Application profile
In the information sciences, an application profile consists of a set of metadata elements, policies, and guidelines defined for a particular application.
The elements may come from one or more element sets, thus allowing a given application to meet its functional requirements by using metadata from several element sets - including locally defined sets. For example, a given application might choose a subset of the Dublin Core that meets its needs, or may include elements from the Dublin Core, another element set, and several locally defined elements, all combined in a single schema. An application profile is not complete without documentation that defines the policies and best practices appropriate to the application.
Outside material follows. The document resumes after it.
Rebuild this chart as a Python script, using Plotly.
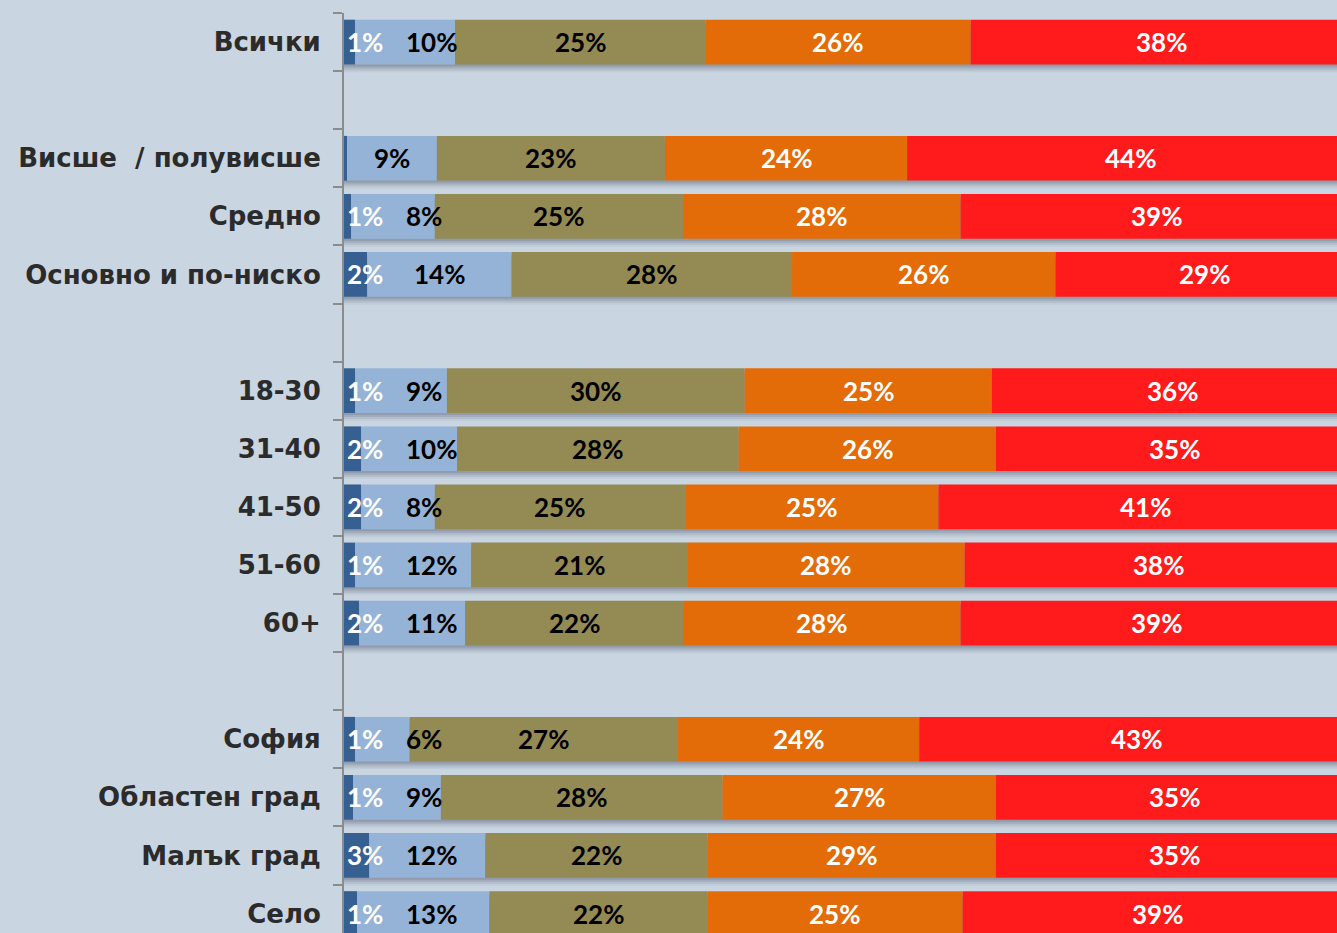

As another example, the legal document standard Akoma Ntoso is universal scope and very flexible, which creates the risk of ambiguous representations. Therefore, when AKN is to be used in a local domain, it can be advisable to reduce the overall flexibility and complexity by specifying a uniform usage of a subset of AKN XML elements for the given use case.
Advantages
- Defines an application-appropriate set of properties in a public and communicable manner. This permits the building of loosely coupled systems that still offer powerful capabilities.
Disadvantages
- Narrow application scope, which may limit a profile's widespread applicability and also limits the likely synergy from re-use of tools from other projects outside that scope.
- Compared to the Dublin Core refinement approach, use of application profiles requires that applications must at least recognise these profiles and their roots. Even if the profile is based simply on Dublin Core, which the application already understands, this is of no use unless the application also recognises that this profile is treatable as Dublin Core.